▶ [DESCRIPTION OF THE TASK]
Print the listing in its entirety and exactly, leaving out images.

▶ [DATA SHOWN]
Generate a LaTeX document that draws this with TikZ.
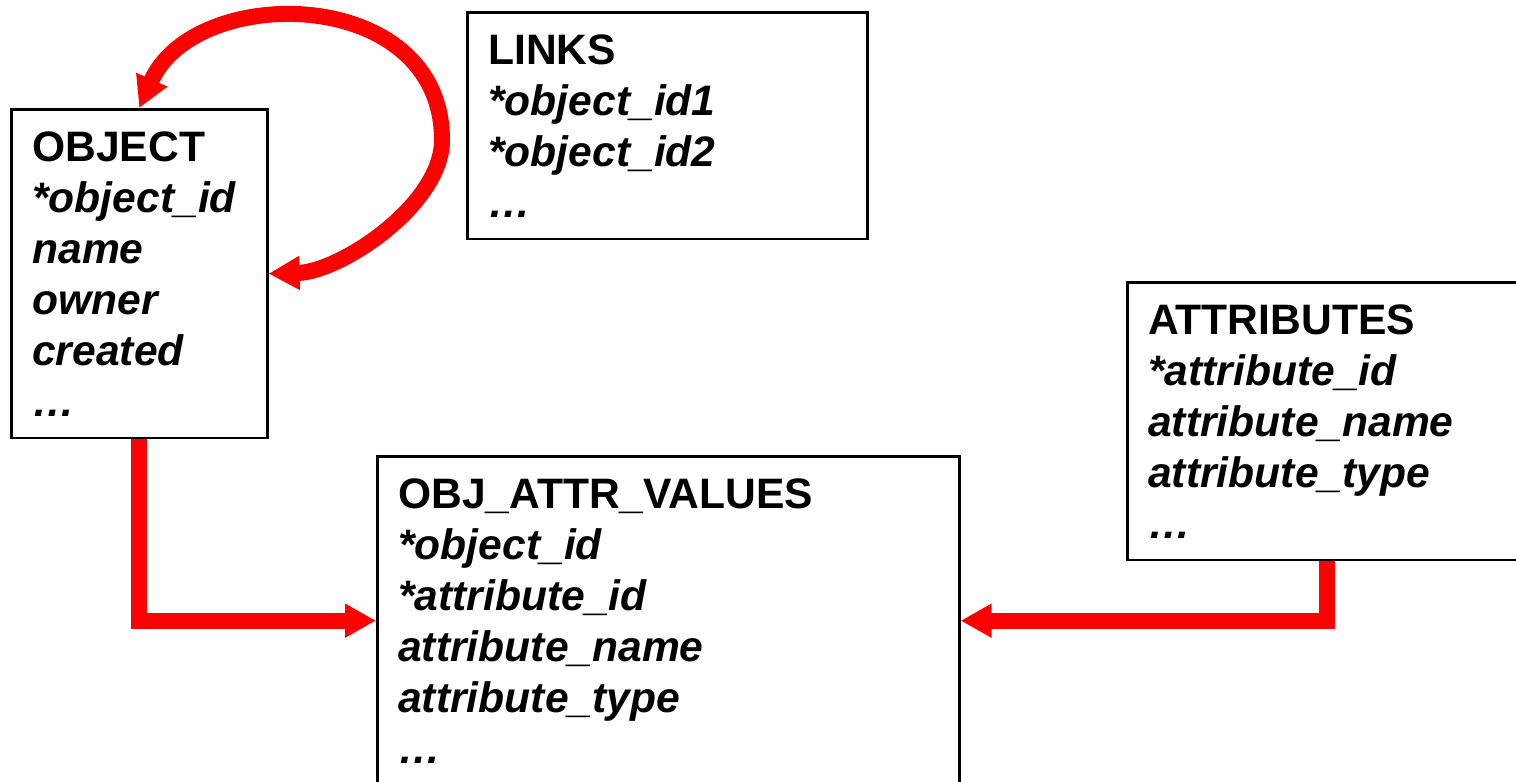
\documentclass[tikz,border=0pt]{standalone}
\usepackage{fontspec}
\setmainfont{Liberation Sans}
\usetikzlibrary{arrows.meta}
\tikzset{
	table/.style={draw, line width=1.3pt, anchor=north west, align=left,
		inner xsep=10.5pt, inner ysep=11pt, font={\fontsize{21.3}{25.5}\selectfont\bfseries}},
	link/.style={draw=red, line width=8pt, >={Triangle[length=15.5pt,width=16pt]}, ->},
}
\newcommand{\fld}[1]{\textit{#1}}

\begin{document}
\begin{tikzpicture}[x=0.5pt, y=-0.5pt]
	\clip (0,0) rectangle (1516,782);
	\node[table, text width=107pt] (obj) at (10,108)
		{OBJECT\\ \fld{*object\_id}\\ \fld{name}\\ \fld{owner}\\ \fld{created}\\ \fld{\dots}};
	\node[table, text width=179pt] (links) at (466,11)
		{LINKS\\ \fld{*object\_id1}\\ \fld{*object\_id2}\\ \fld{\dots}};
	\node[table, text width=179pt] (attr) at (1126,281)
		{ATTRIBUTES\\ \fld{*attribute\_id}\\ \fld{attribute\_name}\\ \fld{attribute\_type}\\ \fld{\dots}};
	\node[table, text width=270pt] (oav) at (376,455)
		{OBJ\_ATTR\_VALUES\\ \fld{*object\_id}\\ \fld{*attribute\_id}\\ \fld{attribute\_name}\\ \fld{attribute\_type}\\ \fld{\dots}};

	\draw[link] (obj.south) |- (oav.west);
	\draw[link] (attr.south) |- (oav.east);
	\draw[link, <->] (obj.east) .. controls (340,272) and (442,205) .. (442,140)
		.. controls (442,-15) and (195,-18) .. (obj.north);
\end{tikzpicture}
\end{document}
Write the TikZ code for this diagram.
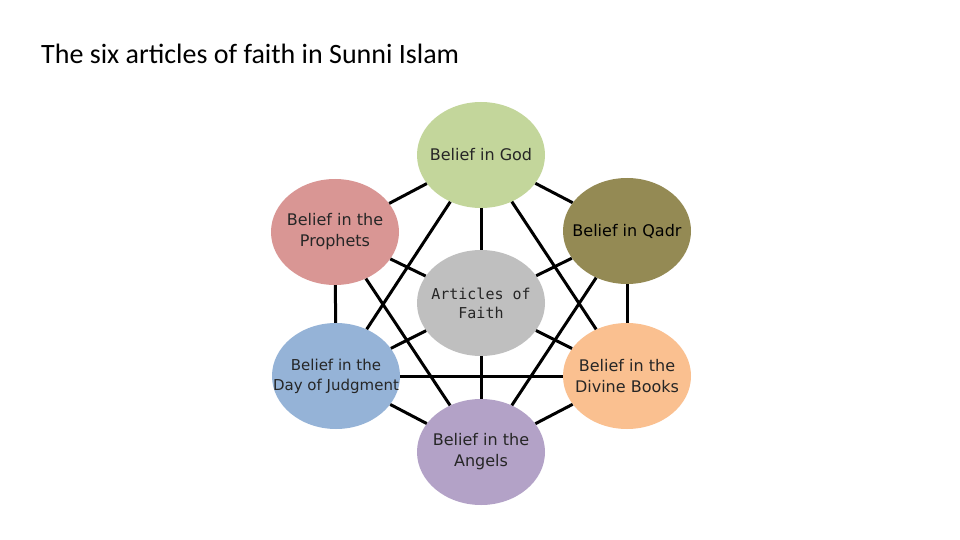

▶ [THE RESPONSE]
Generate a LaTeX document that draws this with TikZ.
\documentclass[tikz,border=0pt]{standalone}
\usepackage{fontspec}
\setmainfont{Liberation Sans}
\usetikzlibrary{arrows.meta}
\tikzset{
	table/.style={draw, line width=1.3pt, anchor=north west, align=left,
		inner xsep=10.5pt, inner ysep=11pt, font={\fontsize{21.3}{25.5}\selectfont\bfseries}},
	link/.style={draw=red, line width=8pt, >={Triangle[length=15.5pt,width=16pt]}, ->},
}
\newcommand{\fld}[1]{\textit{#1}}

\begin{document}
\begin{tikzpicture}[x=0.5pt, y=-0.5pt]
	\clip (0,0) rectangle (1516,782);
	\node[table, text width=107pt] (obj) at (10,108)
		{OBJECT\\ \fld{*object\_id}\\ \fld{name}\\ \fld{owner}\\ \fld{created}\\ \fld{\dots}};
	\node[table, text width=179pt] (links) at (466,11)
		{LINKS\\ \fld{*object\_id1}\\ \fld{*object\_id2}\\ \fld{\dots}};
	\node[table, text width=179pt] (attr) at (1126,281)
		{ATTRIBUTES\\ \fld{*attribute\_id}\\ \fld{attribute\_name}\\ \fld{attribute\_type}\\ \fld{\dots}};
	\node[table, text width=270pt] (oav) at (376,455)
		{OBJ\_ATTR\_VALUES\\ \fld{*object\_id}\\ \fld{*attribute\_id}\\ \fld{attribute\_name}\\ \fld{attribute\_type}\\ \fld{\dots}};

	\draw[link] (obj.south) |- (oav.west);
	\draw[link] (attr.south) |- (oav.east);
	\draw[link, <->] (obj.east) .. controls (340,272) and (442,205) .. (442,140)
		.. controls (442,-15) and (195,-18) .. (obj.north);
\end{tikzpicture}
\end{document}
Write the TikZ code for this diagram.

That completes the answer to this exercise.